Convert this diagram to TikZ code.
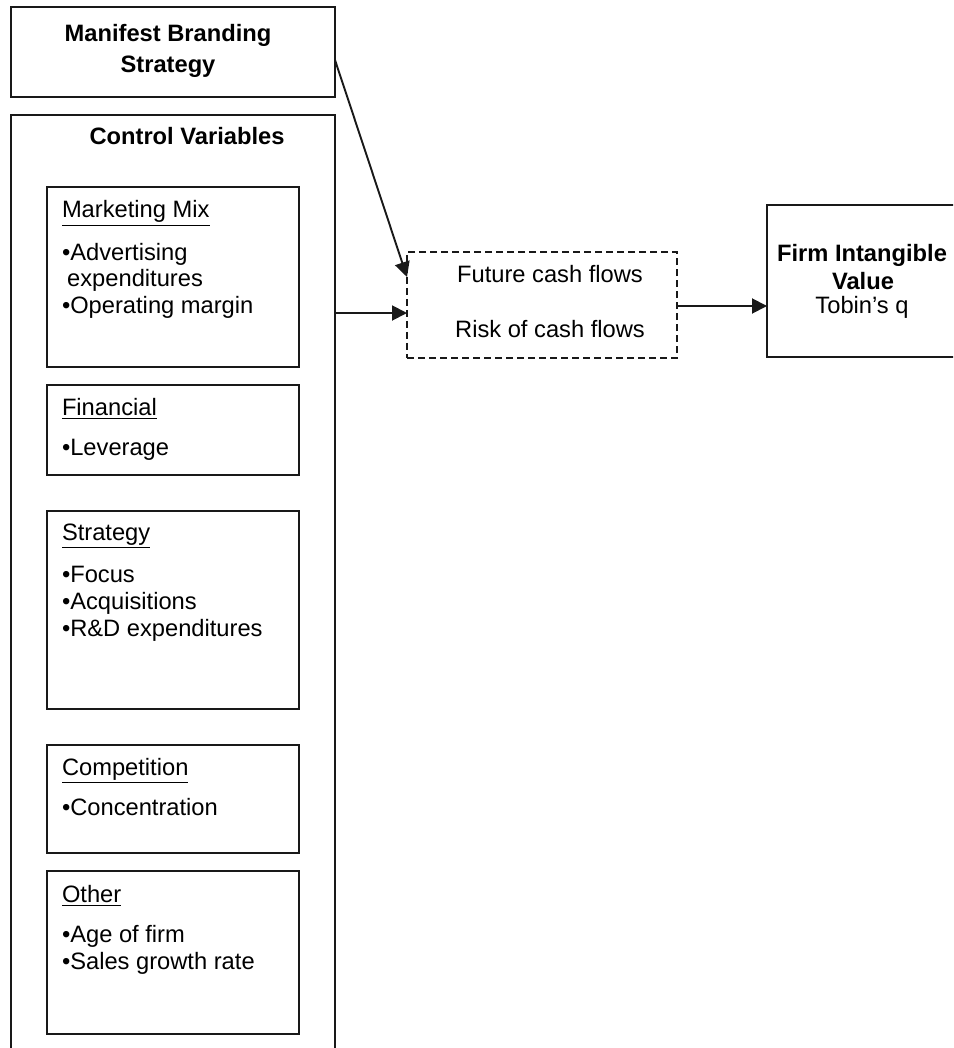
\documentclass[tikz,border=0pt]{standalone}
\usepackage{fontspec}
\setmainfont{Liberation Sans}
\usetikzlibrary{arrows.meta,calc}
\begin{document}
\begin{tikzpicture}[x=0.5pt,y=-0.5pt,
  box/.style={draw=black!90, line width=0.95pt, inner sep=0pt, outer sep=0pt},
  dbox/.style={draw=black!90, line width=0.85pt, dash pattern=on 3.3pt off 2.2pt, inner sep=0pt, outer sep=0pt},
  txt/.style={anchor=base west, inner sep=0pt, outer sep=0pt, font=\fontsize{11.85}{13}\selectfont},
  ctxt/.style={anchor=base, inner sep=0pt, outer sep=0pt, font=\fontsize{11.85}{13}\selectfont},
  btxt/.style={anchor=base, inner sep=0pt, outer sep=0pt, font=\fontsize{11.85}{13}\selectfont\bfseries},
  arr/.style={draw=black!90, line width=0.95pt, -{Triangle[length=7.5pt,width=7.5pt]}}]
\useasboundingbox (0,0) rectangle (953,1048);
\clip (0,0) rectangle (953,1048);
% boxes
\node[box, minimum width=162pt, minimum height=45pt] (mbs) at (173,52) {};
\node[box, minimum width=162pt, minimum height=477.5pt] (ctrl) at (173,592.5) {};
\node[box, minimum width=126pt, minimum height=90pt] (mm) at (173,277) {};
\node[box, minimum width=126pt, minimum height=45pt] (fin) at (173,430) {};
\node[box, minimum width=126pt, minimum height=99pt] (str) at (173,610) {};
\node[box, minimum width=126pt, minimum height=54pt] (comp) at (173,799) {};
\node[box, minimum width=126pt, minimum height=81.5pt] (oth) at (173,952.5) {};
\node[dbox, minimum width=135pt, minimum height=53pt] (dash) at (542,305) {};
\node[box, minimum width=101.5pt, minimum height=76pt] (firm) at (868.5,281) {};
% texts
\node[btxt] (t1) at (168,42) {Manifest Branding};
\node[btxt] (t2) at (168,73) {Strategy};
\node[btxt] (t3) at (187,145) {Control Variables};
\node[txt] (m0) at (62,218) {\underline{Marketing Mix}};
\node[txt] (m1) at (62,260) {•Advertising};
\node[txt] (m2) at (62,286) {\hspace{2.6pt}expenditures};
\node[txt] (m3) at (62,313) {•Operating margin};
\node[txt] (f0) at (62,415) {\underline{Financial}};
\node[txt] (f1) at (62,455) {•Leverage};
\node[txt] (s0) at (62,540) {\underline{Strategy}};
\node[txt] (s1) at (62,582) {•Focus};
\node[txt] (s2) at (62,609) {•Acquisitions};
\node[txt] (s3) at (62,636) {•R\&D expenditures};
\node[txt] (c0) at (62,775) {\underline{Competition}};
\node[txt] (c1) at (62,815) {•Concentration};
\node[txt] (o0) at (62,902) {\underline{Other}};
\node[txt] (o1) at (62,942) {•Age of firm};
\node[txt] (o2) at (62,969) {•Sales growth rate};
\node[ctxt] (d1) at (550,282) {Future cash flows};
\node[ctxt] (d2) at (550,337) {Risk of cash flows};
\node[btxt] (v1) at (862,262) {Firm Intangible};
\node[btxt] (v2) at (863,289) {Value};
\node[ctxt] (v3) at (862,313) {Tobin’s q};
% connectors
\coordinate (a1) at ($(mbs.east)+(0,8)$);
\coordinate (a2) at ($(dash.north west)+(0,25)$);
\draw[arr] (a1) -- (a2);
\coordinate (b1) at ($(ctrl.east |- dash.west)+(0,8)$);
\coordinate (b2) at ($(dash.west)+(0,8)$);
\draw[arr] (b1) -- (b2);
\coordinate (c1p) at ($(dash.east)+(0,1)$);
\coordinate (c2p) at (firm.west |- c1p);
\draw[arr] (c1p) -- (c2p);
\end{tikzpicture}
\end{document}
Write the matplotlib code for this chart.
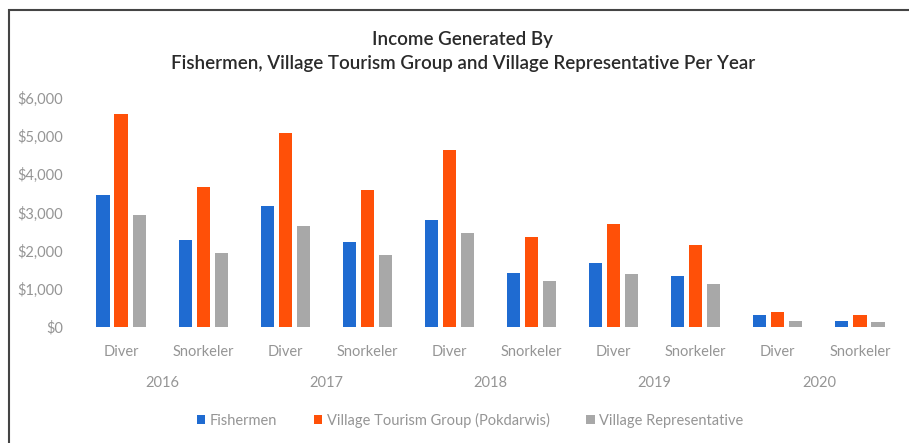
import matplotlib

matplotlib.use("Agg")
import matplotlib.pyplot as plt
import numpy as np
from matplotlib.patches import Patch, Rectangle
from matplotlib.ticker import StrMethodFormatter
from matplotlib.transforms import blended_transform_factory

years = ["2016", "2017", "2018", "2019", "2020"]
activities = ["Diver", "Snorkeler"]
series_names = ["Fishermen", "Village Tourism Group (Pokdarwis)", "Village Representative"]

# values per year: Diver, Snorkeler
fishermen = [3460, 2280, 3170, 2230, 2800, 1420, 1670, 1340, 310, 170]
tourism_group = [5580, 3670, 5070, 3600, 4650, 2350, 2710, 2150, 385, 310]
village_rep = [2930, 1930, 2640, 1880, 2450, 1200, 1390, 1130, 170, 120]

colors = ["#1F6BD1", "#FF5008", "#A8A8A8"]
tick_color = "#959595"
tick_size = 10.5

plt.rcParams["font.family"] = ["Lato", "DejaVu Sans"]

fig = plt.figure(figsize=(9.09, 4.43), dpi=100)
ax = fig.add_axes([80 / 909, 1 - 327 / 443, 821 / 909, 229 / 443])

labels = [a for _ in years for a in activities]
x = np.arange(len(labels))
offsets = [-0.22, 0.0, 0.22]
for values, off, color in zip([fishermen, tourism_group, village_rep], offsets, colors):
    ax.bar(x + off, values, width=0.16, color=color)

ax.set_xlim(-0.5, len(labels) - 0.5)
ax.set_ylim(0, 6000)
ax.set_yticks(range(0, 6001, 1000))
ax.yaxis.set_major_formatter(StrMethodFormatter("${x:,.0f}"))
ax.set_xticks(x)
ax.set_xticklabels(labels)
ax.tick_params(axis="x", length=0, pad=13, labelsize=tick_size, labelcolor=tick_color)
ax.tick_params(axis="y", length=0, pad=12, labelsize=tick_size, labelcolor=tick_color)
for side in ["top", "right", "left", "bottom"]:
    ax.spines[side].set_visible(False)

trans = blended_transform_factory(ax.transData, fig.transFigure)
for i, year in enumerate(years):
    ax.text(2 * i + 0.5, 1 - 383 / 443, year, transform=trans, ha="center", va="center",
            fontsize=tick_size, color=tick_color)

fig.text(0.509, 1 - 40 / 443, "Income Generated By", ha="center", va="center",
         fontsize=13.5, color="#2a2a2a", fontweight="semibold")
fig.text(0.509, 1 - 63 / 443,
         "Fishermen, Village Tourism Group and Village Representative Per Year",
         ha="center", va="center", fontsize=13.5, color="#2a2a2a", fontweight="semibold")

handles = [Patch(facecolor=c) for c in colors]
leg = fig.legend(handles, series_names, loc="center", ncol=3,
                 bbox_to_anchor=(470 / 909, 1 - 420 / 443), frameon=False,
                 fontsize=tick_size, handlelength=0.6, handleheight=0.6,
                 handletextpad=0.3, columnspacing=2.5)
for t in leg.get_texts():
    t.set_color(tick_color)

# outer frame of the pasted chart (right and bottom are cut off)
fig.patches.append(Rectangle((9 / 909, -0.1), 1.0, 1 - 10 / 443 + 0.1,
                             transform=fig.transFigure, fill=False,
                             edgecolor="#444444", linewidth=1.5))

fig.savefig("out.png", dpi=100)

Your objective → From the records above, give again only the part that opens with the line containing "Write the matplotlib code for this chart." and closes with the line containing "ax = fig.add_axes([80". Keep both ends but drop the pictures.

Solution to the exercise →
Write the matplotlib code for this chart.
import matplotlib

matplotlib.use("Agg")
import matplotlib.pyplot as plt
import numpy as np
from matplotlib.patches import Patch, Rectangle
from matplotlib.ticker import StrMethodFormatter
from matplotlib.transforms import blended_transform_factory

years = ["2016", "2017", "2018", "2019", "2020"]
activities = ["Diver", "Snorkeler"]
series_names = ["Fishermen", "Village Tourism Group (Pokdarwis)", "Village Representative"]

# values per year: Diver, Snorkeler
fishermen = [3460, 2280, 3170, 2230, 2800, 1420, 1670, 1340, 310, 170]
tourism_group = [5580, 3670, 5070, 3600, 4650, 2350, 2710, 2150, 385, 310]
village_rep = [2930, 1930, 2640, 1880, 2450, 1200, 1390, 1130, 170, 120]

colors = ["#1F6BD1", "#FF5008", "#A8A8A8"]
tick_color = "#959595"
tick_size = 10.5

plt.rcParams["font.family"] = ["Lato", "DejaVu Sans"]

fig = plt.figure(figsize=(9.09, 4.43), dpi=100)
ax = fig.add_axes([80 / 909, 1 - 327 / 443, 821 / 909, 229 / 443])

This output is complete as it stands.